* **Dataset section**:
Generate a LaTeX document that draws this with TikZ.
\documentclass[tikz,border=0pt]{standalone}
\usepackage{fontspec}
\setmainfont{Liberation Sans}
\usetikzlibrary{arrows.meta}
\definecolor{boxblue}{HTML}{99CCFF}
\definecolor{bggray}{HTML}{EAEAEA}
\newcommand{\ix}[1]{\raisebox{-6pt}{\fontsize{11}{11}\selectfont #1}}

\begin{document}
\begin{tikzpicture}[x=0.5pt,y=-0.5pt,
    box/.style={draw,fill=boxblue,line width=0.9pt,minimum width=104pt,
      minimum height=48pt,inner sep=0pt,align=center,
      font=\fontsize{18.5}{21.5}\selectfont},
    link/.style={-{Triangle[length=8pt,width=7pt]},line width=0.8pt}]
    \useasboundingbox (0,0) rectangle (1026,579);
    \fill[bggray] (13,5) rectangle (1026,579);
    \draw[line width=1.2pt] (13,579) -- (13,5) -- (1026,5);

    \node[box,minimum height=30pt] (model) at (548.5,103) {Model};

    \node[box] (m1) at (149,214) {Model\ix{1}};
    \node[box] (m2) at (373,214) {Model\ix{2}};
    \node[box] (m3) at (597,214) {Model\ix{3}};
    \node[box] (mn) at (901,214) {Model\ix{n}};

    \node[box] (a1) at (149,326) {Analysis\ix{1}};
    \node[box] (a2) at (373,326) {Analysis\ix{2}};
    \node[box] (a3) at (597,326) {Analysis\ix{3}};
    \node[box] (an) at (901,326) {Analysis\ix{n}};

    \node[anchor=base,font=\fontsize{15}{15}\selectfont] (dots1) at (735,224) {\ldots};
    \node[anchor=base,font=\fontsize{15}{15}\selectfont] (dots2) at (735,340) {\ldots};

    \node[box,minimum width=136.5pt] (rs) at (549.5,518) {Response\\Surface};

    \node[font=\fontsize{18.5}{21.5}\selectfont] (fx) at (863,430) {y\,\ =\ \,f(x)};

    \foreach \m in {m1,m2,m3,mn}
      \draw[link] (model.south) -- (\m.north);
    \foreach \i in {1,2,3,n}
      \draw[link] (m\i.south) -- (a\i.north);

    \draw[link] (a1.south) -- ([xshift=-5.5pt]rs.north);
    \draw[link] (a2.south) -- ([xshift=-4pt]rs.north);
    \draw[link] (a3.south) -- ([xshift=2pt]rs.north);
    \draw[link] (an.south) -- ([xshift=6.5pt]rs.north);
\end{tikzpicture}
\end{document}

* **Set problem**: Return nothing but the lines from the start of the listing above through the line containing "height=30pt] (model) at", exactly as given.

* **Exercise response**:
Generate a LaTeX document that draws this with TikZ.
\documentclass[tikz,border=0pt]{standalone}
\usepackage{fontspec}
\setmainfont{Liberation Sans}
\usetikzlibrary{arrows.meta}
\definecolor{boxblue}{HTML}{99CCFF}
\definecolor{bggray}{HTML}{EAEAEA}
\newcommand{\ix}[1]{\raisebox{-6pt}{\fontsize{11}{11}\selectfont #1}}

\begin{document}
\begin{tikzpicture}[x=0.5pt,y=-0.5pt,
    box/.style={draw,fill=boxblue,line width=0.9pt,minimum width=104pt,
      minimum height=48pt,inner sep=0pt,align=center,
      font=\fontsize{18.5}{21.5}\selectfont},
    link/.style={-{Triangle[length=8pt,width=7pt]},line width=0.8pt}]
    \useasboundingbox (0,0) rectangle (1026,579);
    \fill[bggray] (13,5) rectangle (1026,579);
    \draw[line width=1.2pt] (13,579) -- (13,5) -- (1026,5);

    \node[box,minimum height=30pt] (model) at (548.5,103) {Model};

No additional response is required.